* EXERCISE GOAL *
Take every line from the first down to the line with "(0,0) rectangle (1283,700);" and set it down exactly, without the pictures.

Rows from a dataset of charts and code
■ ■ ■ ■ ■ ■ ■

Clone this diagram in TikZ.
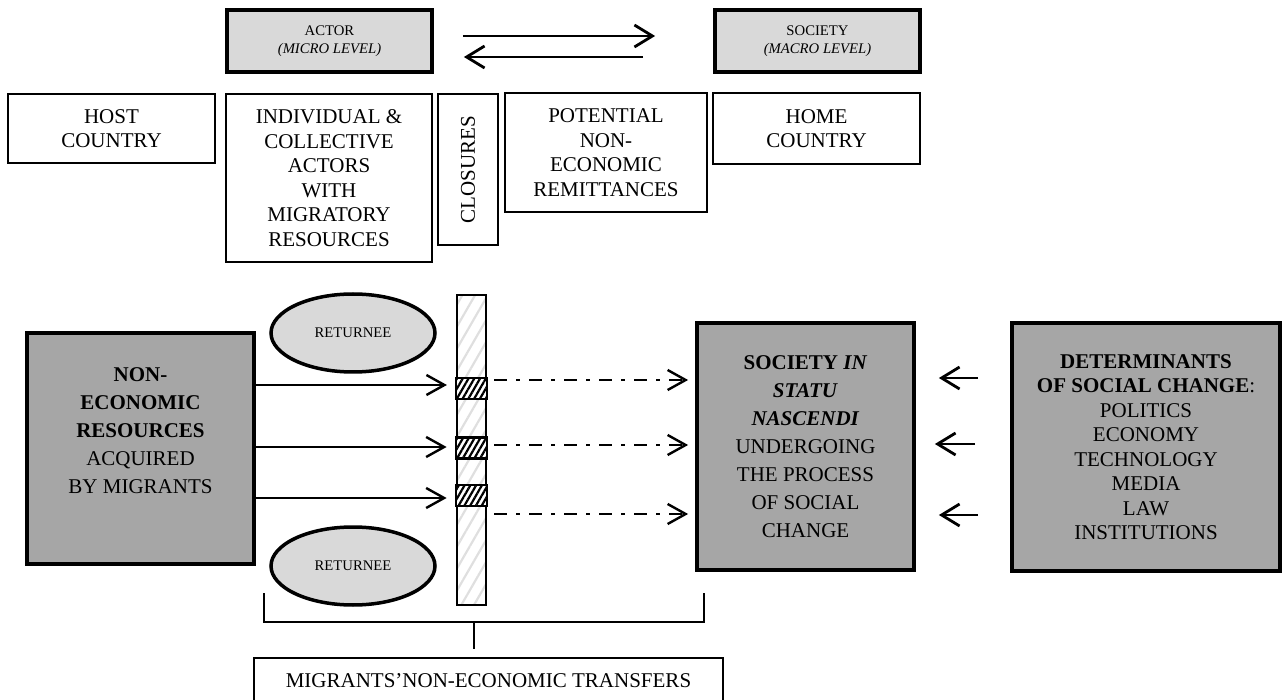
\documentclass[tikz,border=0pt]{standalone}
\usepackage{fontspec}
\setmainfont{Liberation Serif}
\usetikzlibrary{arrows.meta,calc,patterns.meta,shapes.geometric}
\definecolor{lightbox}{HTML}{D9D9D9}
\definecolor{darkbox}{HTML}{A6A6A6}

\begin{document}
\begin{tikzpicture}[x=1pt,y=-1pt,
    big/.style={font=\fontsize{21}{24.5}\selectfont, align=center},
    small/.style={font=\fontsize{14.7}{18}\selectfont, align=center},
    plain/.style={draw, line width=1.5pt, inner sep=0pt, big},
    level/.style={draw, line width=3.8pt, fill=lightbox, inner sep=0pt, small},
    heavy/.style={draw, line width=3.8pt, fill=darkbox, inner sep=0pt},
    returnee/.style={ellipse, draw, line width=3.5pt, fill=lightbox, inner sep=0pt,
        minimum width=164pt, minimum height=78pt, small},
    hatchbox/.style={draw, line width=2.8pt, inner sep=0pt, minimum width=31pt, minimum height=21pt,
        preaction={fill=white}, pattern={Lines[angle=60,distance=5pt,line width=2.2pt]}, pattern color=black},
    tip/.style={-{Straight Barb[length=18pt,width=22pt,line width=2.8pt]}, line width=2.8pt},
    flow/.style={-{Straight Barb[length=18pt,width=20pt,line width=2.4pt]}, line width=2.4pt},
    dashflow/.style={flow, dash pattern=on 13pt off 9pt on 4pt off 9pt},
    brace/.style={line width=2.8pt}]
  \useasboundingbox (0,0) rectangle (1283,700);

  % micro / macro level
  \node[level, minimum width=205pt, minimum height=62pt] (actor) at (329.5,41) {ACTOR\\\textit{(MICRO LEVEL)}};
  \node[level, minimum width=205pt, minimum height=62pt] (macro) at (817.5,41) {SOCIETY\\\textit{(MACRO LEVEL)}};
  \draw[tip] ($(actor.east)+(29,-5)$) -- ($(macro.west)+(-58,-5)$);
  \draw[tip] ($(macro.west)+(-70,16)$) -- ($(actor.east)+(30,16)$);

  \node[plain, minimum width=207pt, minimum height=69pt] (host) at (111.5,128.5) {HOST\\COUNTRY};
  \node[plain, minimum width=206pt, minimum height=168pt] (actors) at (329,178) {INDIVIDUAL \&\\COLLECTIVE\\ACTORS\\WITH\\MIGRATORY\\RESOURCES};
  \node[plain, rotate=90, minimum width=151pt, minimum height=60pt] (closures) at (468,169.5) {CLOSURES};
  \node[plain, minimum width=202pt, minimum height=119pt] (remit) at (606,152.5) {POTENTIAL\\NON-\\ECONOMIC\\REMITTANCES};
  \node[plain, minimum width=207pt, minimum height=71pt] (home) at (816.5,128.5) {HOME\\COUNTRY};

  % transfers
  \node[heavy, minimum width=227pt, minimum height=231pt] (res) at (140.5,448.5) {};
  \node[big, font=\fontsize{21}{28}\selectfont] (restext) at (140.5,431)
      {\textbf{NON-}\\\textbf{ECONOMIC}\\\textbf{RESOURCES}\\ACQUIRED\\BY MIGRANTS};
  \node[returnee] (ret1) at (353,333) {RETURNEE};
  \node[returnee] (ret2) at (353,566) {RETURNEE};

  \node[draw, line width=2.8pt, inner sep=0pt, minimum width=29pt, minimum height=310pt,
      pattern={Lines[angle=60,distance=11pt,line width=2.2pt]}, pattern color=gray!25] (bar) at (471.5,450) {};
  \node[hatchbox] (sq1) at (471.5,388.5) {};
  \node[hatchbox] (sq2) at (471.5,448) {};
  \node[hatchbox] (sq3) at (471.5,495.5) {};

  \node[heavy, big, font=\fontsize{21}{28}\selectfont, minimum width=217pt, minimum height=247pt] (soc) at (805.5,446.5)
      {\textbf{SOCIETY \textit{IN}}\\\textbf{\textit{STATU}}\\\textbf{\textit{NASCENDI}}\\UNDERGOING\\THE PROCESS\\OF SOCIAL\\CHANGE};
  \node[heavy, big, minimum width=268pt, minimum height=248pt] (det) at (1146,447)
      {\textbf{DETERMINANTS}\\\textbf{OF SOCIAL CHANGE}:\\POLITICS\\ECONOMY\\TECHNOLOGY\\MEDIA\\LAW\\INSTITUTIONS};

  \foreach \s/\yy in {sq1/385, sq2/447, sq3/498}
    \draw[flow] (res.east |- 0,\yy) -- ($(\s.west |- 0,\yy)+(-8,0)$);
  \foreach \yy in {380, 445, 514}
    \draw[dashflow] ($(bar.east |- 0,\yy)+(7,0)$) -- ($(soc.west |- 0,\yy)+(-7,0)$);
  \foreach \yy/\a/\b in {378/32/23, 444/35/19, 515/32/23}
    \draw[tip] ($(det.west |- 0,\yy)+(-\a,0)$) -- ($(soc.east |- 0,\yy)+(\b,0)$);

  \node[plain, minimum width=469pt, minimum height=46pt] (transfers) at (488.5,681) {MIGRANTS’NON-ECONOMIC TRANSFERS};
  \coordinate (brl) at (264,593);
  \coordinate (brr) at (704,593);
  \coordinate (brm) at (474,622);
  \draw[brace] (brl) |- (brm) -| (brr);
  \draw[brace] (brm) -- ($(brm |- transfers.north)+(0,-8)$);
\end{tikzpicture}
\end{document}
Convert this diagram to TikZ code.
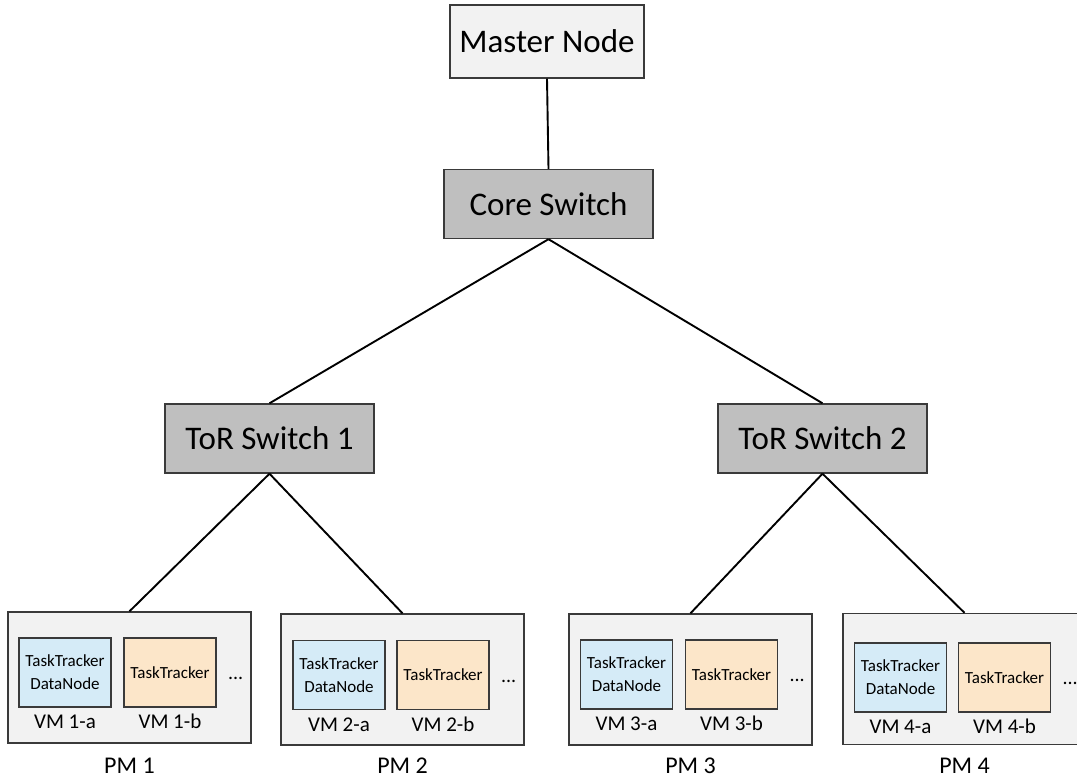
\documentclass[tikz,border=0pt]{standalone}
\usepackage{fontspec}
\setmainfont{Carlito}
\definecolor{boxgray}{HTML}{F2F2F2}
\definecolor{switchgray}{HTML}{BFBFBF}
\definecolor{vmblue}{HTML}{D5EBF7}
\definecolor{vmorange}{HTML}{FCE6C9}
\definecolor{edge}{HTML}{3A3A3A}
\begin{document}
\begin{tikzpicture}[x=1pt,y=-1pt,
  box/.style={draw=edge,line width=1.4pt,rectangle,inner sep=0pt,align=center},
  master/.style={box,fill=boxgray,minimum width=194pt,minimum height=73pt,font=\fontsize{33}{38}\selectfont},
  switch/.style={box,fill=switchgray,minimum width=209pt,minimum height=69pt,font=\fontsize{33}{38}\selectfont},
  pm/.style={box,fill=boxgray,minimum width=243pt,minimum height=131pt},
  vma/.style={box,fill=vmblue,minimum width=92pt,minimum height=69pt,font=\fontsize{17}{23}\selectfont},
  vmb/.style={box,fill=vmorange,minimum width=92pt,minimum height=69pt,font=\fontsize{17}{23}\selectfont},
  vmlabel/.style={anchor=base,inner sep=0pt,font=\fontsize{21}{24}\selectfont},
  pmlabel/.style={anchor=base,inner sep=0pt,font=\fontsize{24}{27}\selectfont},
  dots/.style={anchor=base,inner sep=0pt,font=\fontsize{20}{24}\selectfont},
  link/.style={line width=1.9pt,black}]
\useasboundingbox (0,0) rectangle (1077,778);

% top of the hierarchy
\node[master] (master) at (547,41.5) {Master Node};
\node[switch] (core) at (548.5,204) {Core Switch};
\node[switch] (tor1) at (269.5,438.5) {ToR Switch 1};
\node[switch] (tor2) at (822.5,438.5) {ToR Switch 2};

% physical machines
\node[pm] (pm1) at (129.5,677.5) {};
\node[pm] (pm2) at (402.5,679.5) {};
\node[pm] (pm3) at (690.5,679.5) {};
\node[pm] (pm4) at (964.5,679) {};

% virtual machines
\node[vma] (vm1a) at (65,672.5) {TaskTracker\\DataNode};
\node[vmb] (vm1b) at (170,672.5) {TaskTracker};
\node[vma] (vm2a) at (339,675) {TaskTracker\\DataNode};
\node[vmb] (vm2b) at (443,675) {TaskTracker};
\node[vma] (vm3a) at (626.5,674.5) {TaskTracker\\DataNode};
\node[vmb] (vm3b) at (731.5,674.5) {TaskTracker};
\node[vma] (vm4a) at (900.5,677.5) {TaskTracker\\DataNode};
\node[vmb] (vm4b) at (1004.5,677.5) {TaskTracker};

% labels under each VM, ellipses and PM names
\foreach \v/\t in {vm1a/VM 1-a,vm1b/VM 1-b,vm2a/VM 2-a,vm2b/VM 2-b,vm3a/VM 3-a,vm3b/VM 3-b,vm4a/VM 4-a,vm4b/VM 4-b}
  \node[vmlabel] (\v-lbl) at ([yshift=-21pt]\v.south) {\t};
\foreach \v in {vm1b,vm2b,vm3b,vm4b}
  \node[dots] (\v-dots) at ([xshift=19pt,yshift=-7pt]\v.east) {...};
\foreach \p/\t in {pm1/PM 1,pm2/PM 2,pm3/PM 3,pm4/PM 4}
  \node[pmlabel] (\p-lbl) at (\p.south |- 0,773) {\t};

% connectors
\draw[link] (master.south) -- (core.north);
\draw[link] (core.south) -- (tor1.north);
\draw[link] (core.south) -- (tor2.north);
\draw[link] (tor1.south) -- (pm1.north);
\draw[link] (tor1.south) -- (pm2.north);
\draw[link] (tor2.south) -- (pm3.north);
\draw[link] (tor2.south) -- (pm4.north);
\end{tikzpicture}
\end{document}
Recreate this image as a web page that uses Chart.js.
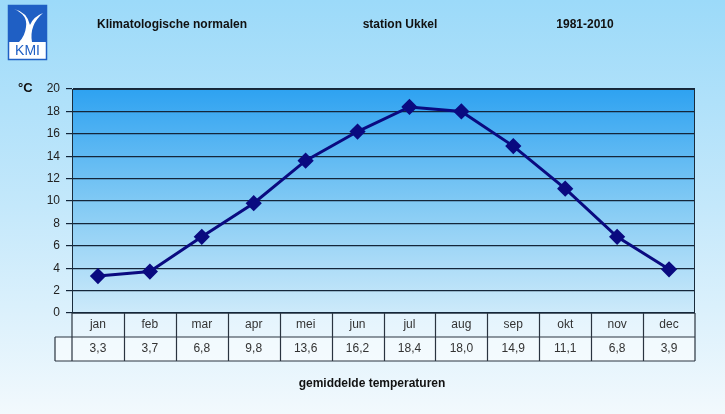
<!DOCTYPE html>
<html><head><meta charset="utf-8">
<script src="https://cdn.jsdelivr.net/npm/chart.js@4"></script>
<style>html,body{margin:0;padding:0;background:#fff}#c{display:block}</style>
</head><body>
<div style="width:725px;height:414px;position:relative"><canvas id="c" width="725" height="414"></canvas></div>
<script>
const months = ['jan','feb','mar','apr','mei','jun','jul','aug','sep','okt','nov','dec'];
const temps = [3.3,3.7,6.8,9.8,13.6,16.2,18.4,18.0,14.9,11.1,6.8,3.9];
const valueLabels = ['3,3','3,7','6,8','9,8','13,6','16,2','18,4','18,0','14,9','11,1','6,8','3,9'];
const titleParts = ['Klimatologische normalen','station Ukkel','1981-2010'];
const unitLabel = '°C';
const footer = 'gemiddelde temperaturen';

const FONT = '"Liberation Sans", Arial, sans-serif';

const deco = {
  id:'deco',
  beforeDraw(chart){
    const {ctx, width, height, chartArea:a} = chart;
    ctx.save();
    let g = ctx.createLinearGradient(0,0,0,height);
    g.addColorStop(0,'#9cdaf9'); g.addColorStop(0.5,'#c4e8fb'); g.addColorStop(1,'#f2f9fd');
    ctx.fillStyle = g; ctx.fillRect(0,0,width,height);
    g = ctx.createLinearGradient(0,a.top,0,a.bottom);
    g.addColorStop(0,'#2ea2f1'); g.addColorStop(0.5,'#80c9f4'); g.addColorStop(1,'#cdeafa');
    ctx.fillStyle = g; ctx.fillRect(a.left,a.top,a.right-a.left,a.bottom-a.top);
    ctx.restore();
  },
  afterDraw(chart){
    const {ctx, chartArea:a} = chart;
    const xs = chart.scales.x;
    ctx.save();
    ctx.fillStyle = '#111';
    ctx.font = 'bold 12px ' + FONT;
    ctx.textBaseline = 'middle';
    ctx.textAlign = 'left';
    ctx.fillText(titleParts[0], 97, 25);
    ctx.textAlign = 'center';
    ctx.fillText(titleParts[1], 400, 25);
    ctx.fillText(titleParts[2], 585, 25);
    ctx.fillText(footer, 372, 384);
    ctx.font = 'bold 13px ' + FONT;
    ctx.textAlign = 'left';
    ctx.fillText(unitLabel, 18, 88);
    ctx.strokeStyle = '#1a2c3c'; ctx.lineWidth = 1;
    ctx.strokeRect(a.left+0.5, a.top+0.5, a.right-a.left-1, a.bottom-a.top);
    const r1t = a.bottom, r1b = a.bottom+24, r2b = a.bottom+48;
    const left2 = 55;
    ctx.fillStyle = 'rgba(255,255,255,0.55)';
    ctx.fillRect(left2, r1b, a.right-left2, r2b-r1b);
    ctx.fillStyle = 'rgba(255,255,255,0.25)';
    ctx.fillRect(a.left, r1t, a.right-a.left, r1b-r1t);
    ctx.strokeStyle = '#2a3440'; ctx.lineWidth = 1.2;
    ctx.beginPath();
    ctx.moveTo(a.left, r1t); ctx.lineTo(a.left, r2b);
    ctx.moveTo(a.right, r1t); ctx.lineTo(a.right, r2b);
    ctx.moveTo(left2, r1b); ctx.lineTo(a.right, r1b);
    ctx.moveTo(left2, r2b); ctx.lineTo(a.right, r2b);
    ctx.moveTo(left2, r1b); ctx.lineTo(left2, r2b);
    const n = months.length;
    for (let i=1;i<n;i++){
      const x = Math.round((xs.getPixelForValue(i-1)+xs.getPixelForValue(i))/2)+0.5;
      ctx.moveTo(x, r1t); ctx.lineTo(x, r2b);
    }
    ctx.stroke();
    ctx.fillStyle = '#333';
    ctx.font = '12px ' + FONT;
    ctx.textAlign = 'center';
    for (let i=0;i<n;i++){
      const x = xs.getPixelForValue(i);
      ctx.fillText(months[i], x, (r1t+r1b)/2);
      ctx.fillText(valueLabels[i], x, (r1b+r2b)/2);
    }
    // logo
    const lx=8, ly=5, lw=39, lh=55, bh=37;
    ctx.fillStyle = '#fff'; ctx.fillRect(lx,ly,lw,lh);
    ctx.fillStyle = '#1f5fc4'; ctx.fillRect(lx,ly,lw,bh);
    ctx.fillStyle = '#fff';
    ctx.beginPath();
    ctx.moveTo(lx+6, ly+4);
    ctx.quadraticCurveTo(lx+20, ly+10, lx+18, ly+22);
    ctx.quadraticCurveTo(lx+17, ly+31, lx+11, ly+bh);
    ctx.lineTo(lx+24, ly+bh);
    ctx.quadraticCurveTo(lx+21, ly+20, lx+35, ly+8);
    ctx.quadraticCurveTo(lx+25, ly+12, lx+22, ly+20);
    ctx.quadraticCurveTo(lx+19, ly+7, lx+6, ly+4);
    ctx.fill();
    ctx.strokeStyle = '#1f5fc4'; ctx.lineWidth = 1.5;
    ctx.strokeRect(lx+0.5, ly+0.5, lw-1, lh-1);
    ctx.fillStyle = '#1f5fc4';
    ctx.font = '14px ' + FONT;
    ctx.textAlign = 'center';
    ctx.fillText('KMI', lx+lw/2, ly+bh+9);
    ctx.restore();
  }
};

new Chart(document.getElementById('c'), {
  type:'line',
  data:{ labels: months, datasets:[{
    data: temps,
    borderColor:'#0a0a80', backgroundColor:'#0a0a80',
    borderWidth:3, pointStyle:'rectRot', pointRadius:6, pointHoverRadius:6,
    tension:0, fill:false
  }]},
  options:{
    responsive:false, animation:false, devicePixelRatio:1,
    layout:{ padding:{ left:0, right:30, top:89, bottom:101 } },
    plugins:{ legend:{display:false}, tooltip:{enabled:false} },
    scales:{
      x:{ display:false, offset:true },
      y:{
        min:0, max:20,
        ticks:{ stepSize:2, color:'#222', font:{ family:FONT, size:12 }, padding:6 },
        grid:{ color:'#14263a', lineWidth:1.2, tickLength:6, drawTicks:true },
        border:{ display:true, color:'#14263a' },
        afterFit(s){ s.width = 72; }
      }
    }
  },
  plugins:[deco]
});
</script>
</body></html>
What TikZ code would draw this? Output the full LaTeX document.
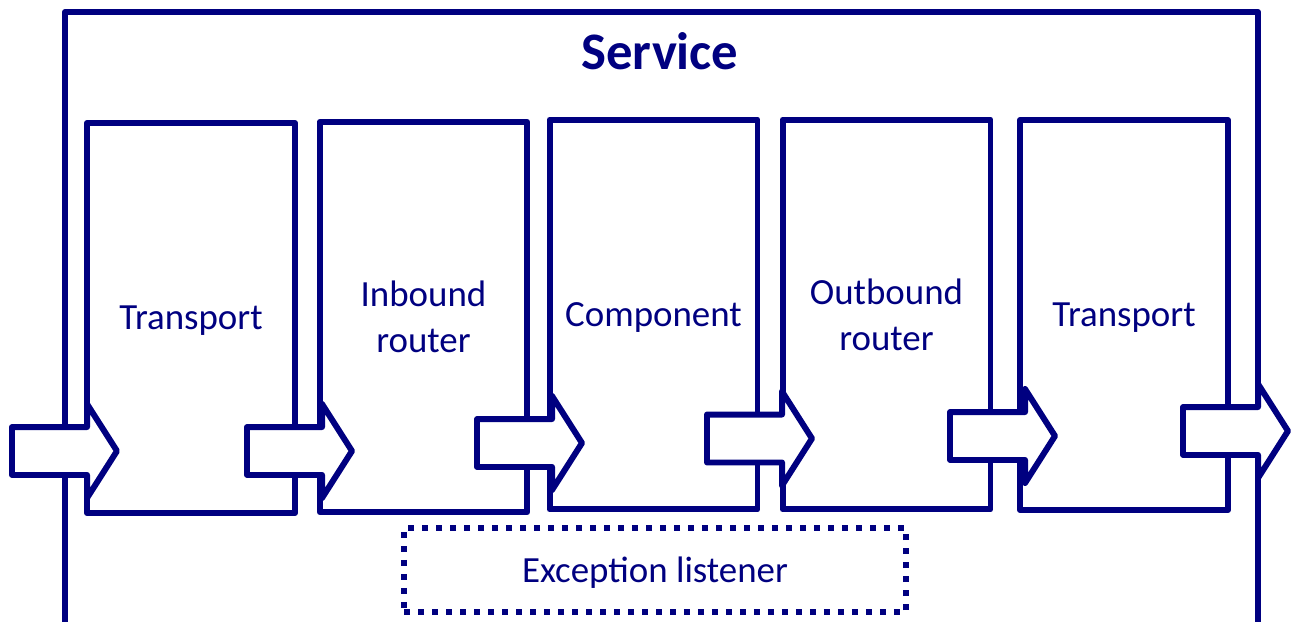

■ ■ ■ ■ ■ ■ ■

* SOLUTION FOR THIS PROBLEM *
Clone this diagram in TikZ.
\documentclass[tikz,border=0pt]{standalone}
\usepackage{fontspec}
\setmainfont{Liberation Serif}
\usetikzlibrary{arrows.meta,calc,patterns.meta,shapes.geometric}
\definecolor{lightbox}{HTML}{D9D9D9}
\definecolor{darkbox}{HTML}{A6A6A6}

\begin{document}
\begin{tikzpicture}[x=1pt,y=-1pt,
    big/.style={font=\fontsize{21}{24.5}\selectfont, align=center},
    small/.style={font=\fontsize{14.7}{18}\selectfont, align=center},
    plain/.style={draw, line width=1.5pt, inner sep=0pt, big},
    level/.style={draw, line width=3.8pt, fill=lightbox, inner sep=0pt, small},
    heavy/.style={draw, line width=3.8pt, fill=darkbox, inner sep=0pt},
    returnee/.style={ellipse, draw, line width=3.5pt, fill=lightbox, inner sep=0pt,
        minimum width=164pt, minimum height=78pt, small},
    hatchbox/.style={draw, line width=2.8pt, inner sep=0pt, minimum width=31pt, minimum height=21pt,
        preaction={fill=white}, pattern={Lines[angle=60,distance=5pt,line width=2.2pt]}, pattern color=black},
    tip/.style={-{Straight Barb[length=18pt,width=22pt,line width=2.8pt]}, line width=2.8pt},
    flow/.style={-{Straight Barb[length=18pt,width=20pt,line width=2.4pt]}, line width=2.4pt},
    dashflow/.style={flow, dash pattern=on 13pt off 9pt on 4pt off 9pt},
    brace/.style={line width=2.8pt}]
  \useasboundingbox (0,0) rectangle (1283,700);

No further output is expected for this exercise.